12.26.2011

Day After Psychology - Return, Regift, Keep? - writercize #146

December 26 is generally considered the second busiest day of the retail year in the United States, between returns, purchases using gift card money and seeking deep post-Christmas discounts on holiday items and overstock.

It's also an interesting time to watch the shoppers.  There are the scrimpers out to save and the excited kids ready to spend holiday money on the gift of their choice, but there are also droves of people who hid disappointment over a gift with a wide smile and a polite thank you now ready to trade their unwanted wares in for something more their style.  I heard one woman state her first and last name on national radio and expose the gift she was rushing to the store to return.  Ballsy!

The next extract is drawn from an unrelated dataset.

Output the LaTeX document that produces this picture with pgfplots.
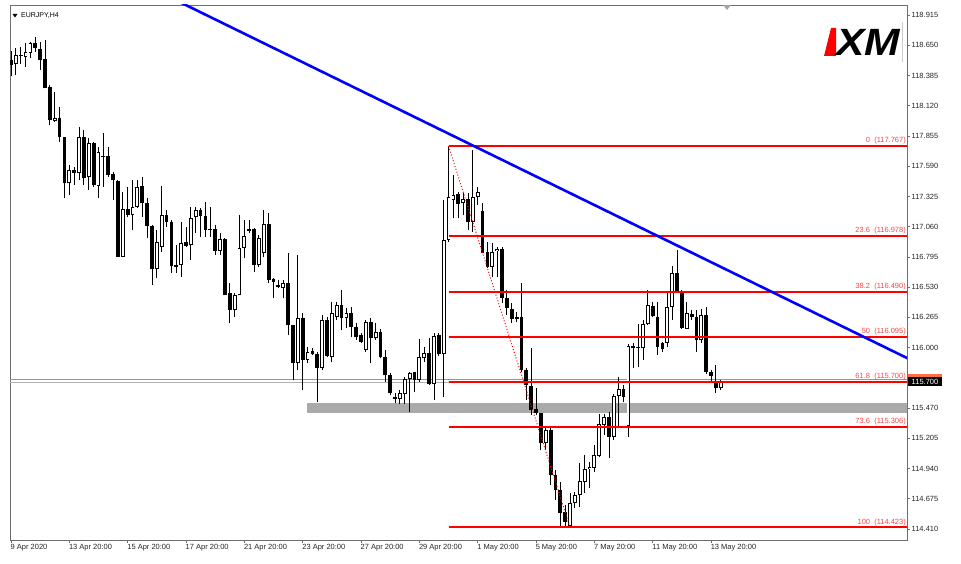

What do you do if you receive a gift you don't especially care for? Do you keep it, and stare at it in guilt for not using it? Do you keep it and use it, even though you don't like it? Do you regift or donate to charity? Or do you head straight back to the store for a return or exchange? If you are the gifter, would any of the above options offend you? What does the behavior say about the receiver, and what does the preference say about the giver? What would happen during the awkward moment when the person returning a gift runs into the gift-giver in line at the store?

writercize: Create a short character sketch of a person based on his/her solution to an unwanted gift.

Click "read more" for writercizer sample response about a woman who keeps ugly sweaters.
writercizer sample response:

Elisa's closet housed the city's most impressive collection of holiday sweaters. There were at least 30, piled high, bright colors and laughing Santas and red-nosed reindeer and all shades of silver, gray, blue and white snowflakes invading any retina that dared open her closet door. 

Far to the right was the pile of three sweaters with particularly extravagant designs, like bells. That pile loved to sing out. Every time there was an earthquake or a heavy truck driving by within a couple blocks radius, Elisa knew by the bells' sweet rings.

Elisa had only purchased one of the sweaters. For a holiday party that she thought was one of those bad Christmas sweater deals, where everyone wears the tackiest sweater they could find. She found a hideous cardigan, covered with three-dimensional snowmen complete with long carrot noses, and wore it in to the party, appalled to see that when she got there, everyone else was in formal attire. She was rushing a sorority at the time, and while all the other invites called for formal dress, her initiation came in the form of a very bad sweater.

Ever since, Elisa had been receiving anonymous packages on her doorstep just before the holidays, each one with a sweater worse than the last. She knew they had to be from an old soror, but they never came with a name on the return label. She never wore them, but couldn't bring herself to return or donate them either, thinking that perhaps one day she would need them, or throw a party where everyone would randomly want to dress up in ugly sweaters, or she would run out of clothing and have nothing left to wear in her closet other than holiday knitwear. So she hung on to them, gave them space in her closet and in her life, allowed them to remind her of the humiliation she had felt that night, and waited for them to reveal their true purpose in her life's trajectory one day.